Collaborative Research Project to Study Long-range Transported Aerosols

July 18, 2012

Collaborative Research: Chemical, Physical, and Radiative Properties of North Atlantic Free Tropospheric Aerosol after Long-range Transport

NSF Atmospheric Chemistry Program, 2011-2014

Picture of Pico Mountain with location of the mountaintop observatory (top red circle) and of the visitor center (lower circle).

The radiative forcing of aerosol is not determined solely by local sources and fresh emissions, but also by changes in the microphysical and chemical properties with atmospheric transformation. The composition of continental pollution outflow is altered by mixing, an array of chemical reactions, phase changes, and removal processes. Thus, the properties of aerosol and trace gases in downwind regions are impacted by the outflow of pollutants, chemical transformation, and sinks during transport. The importance of addressing the contribution of long-range transported pollutants in air quality legislation has motivated the implementation of the Task Force on Hemispheric Transport of Air Pollutants (HTAP). In the 2010 HTAP report, the Task Force recognizes the significance of intercontinental transport, and recommends further observational studies of long-range transported pollutants to better quantify short-lived climate forcers. To work toward this aim, we propose a combination of new and continued measurements of light absorbing aerosol and co-pollutants at the Pico Mountain Atmospheric Observatory. The Observatory is located in the central North Atlantic, at 2.2 km a.s.l. on Pico Island in the Azores archipelago. The Observatory resides well above the marine boundary layer and receives air characteristic of the lower free troposphere during most times. In previous research, the site has been found to be highly valuable for studying continental outflow that is 3-20 days old and has not been affected by the ocean and local emissions since leaving the continent.

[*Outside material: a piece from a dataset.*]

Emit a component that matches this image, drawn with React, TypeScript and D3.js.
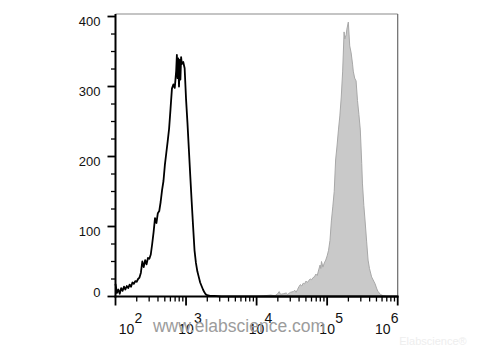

Consequently, this site is an ideal location to investigate pollution transport events originating from human activities in North America, from fires in the boreal regions, and occasionally from Saharan dust intrusions.

Previous measurements and simulations of dispersion and chemical transport have examined the impacts of outflow from North America on tropospheric ozone and its precursors over the North Atlantic Ocean. In this project, new measurements will be added to the parameters presently measured to address radiative forcing of light absorbing carbon and its co-pollutants. These data will allow us to study the optical properties (absorption and scattering) and composition (hydrophilic and hydrophobic organic carbon, ionic composition, and radioisotope concentrations) of long-range transported aerosols. The measurements will be complemented with an analysis of black carbon and ozone concentrations intercepted at Pico over the last decade. Radiative forcing of light absorbing carbon and its co-pollutants in air masses after long-range transport monitored at the Pico Observatory will be determined by a combination of 3-D chemistry-transport and chemistry-climate models and dispersion modeling.

Post-doc Katja Dzepina, PhD students Simeon Schum and Marian Ampadu, and undergraduate student Senait Gebreeyesus contribute to this project.